Atkins framed the issue as a fundamental question for modern regulation: whether people can participate in financial markets without giving up their privacy. He described this balance – between national security obligations under frameworks such as the Bank Secrecy Act and what he called a core American value – as central to the future of U.S. financial regulation.
Reviewing the SEC’s Own Approach
Atkins began by examining the SEC’s existing data infrastructure. He acknowledged that the Commission has contributed to the growth of financial surveillance through tools such as the Consolidated Audit Trail (CAT), swap data repositories and Form PF. While these were introduced to protect investors and detect market abuse, he argued that they have expanded beyond their original purpose.
He warned that the federal government’s growing demand for data increases compliance costs and risks to investor liberty, while delivering limited benefit when much of the information collected is not fully used.
The CAT featured prominently in his remarks. Created to provide a clearer view of trading activity, Atkins said it has evolved into a system that moved the SEC closer to mass surveillance. He noted that the Commission has taken steps to scale back sensitive data elements and re-examine both the scope and cost of the programme.
Crypto as a Regulatory Stress Test
Atkins described crypto as a “forcing function” that exposes long-standing regulatory assumptions. While often viewed as privacy-enhancing, public blockchains are, in his words, more transparent than any legacy financial system. Transactions are permanently recorded, and analytics firms already help law enforcement link on-chain activity to real-world identities.
If regulators respond by treating every wallet as a broker and every transaction as reportable, Atkins warned that crypto could become the most extensive financial surveillance system ever created: a “financial panopticon”.
Privacy and Compliance Are Not Opposites
Atkins was clear that regulation and privacy do not need to conflict.
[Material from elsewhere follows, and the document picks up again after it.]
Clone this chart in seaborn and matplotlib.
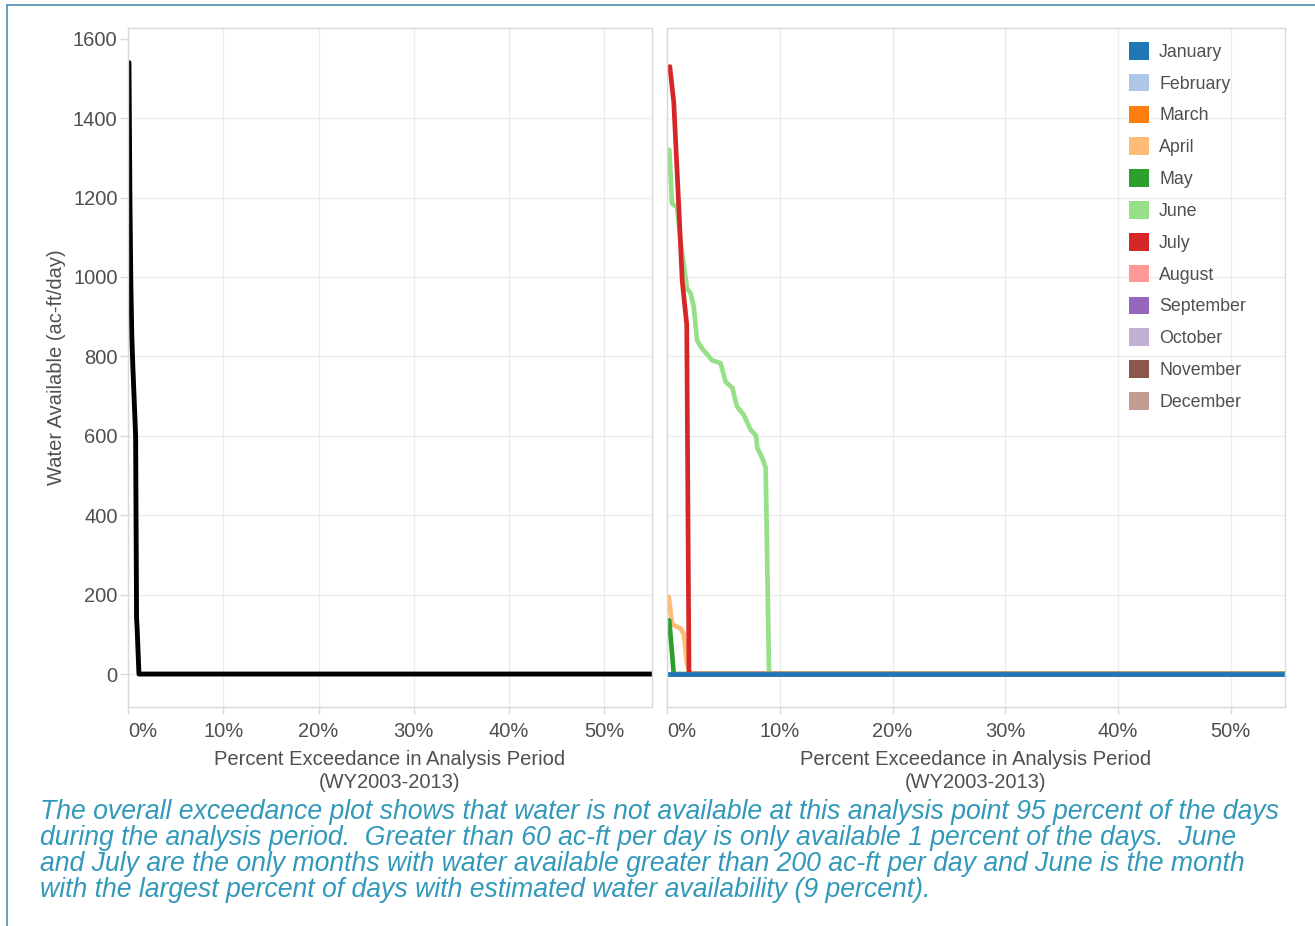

He pointed to technologies such as zero-knowledge proofs, selective disclosure and advanced wallet design as ways firms could demonstrate compliance without handing over complete transaction histories or personal data.
This approach would imply a shift away from bulk data collection towards more targeted, outcome-based supervision, reducing data retention risk while still meeting regulatory expectations.
Implications for Regulatory Policy
Atkins concluded by urging regulators to ensure that lawful activity does not automatically attract suspicion. “Shielding the lawful activity of our citizens from bulk surveillance while still ensuring that our government can perform these essential functions is the best way to protect both national security and our basic civil liberties,” he said.
While careful to note that his views were his own, the speech suggests a more restrained regulatory philosophy, one that questions data maximisation as a default compliance strategy and calls for proportionality in crypto oversight.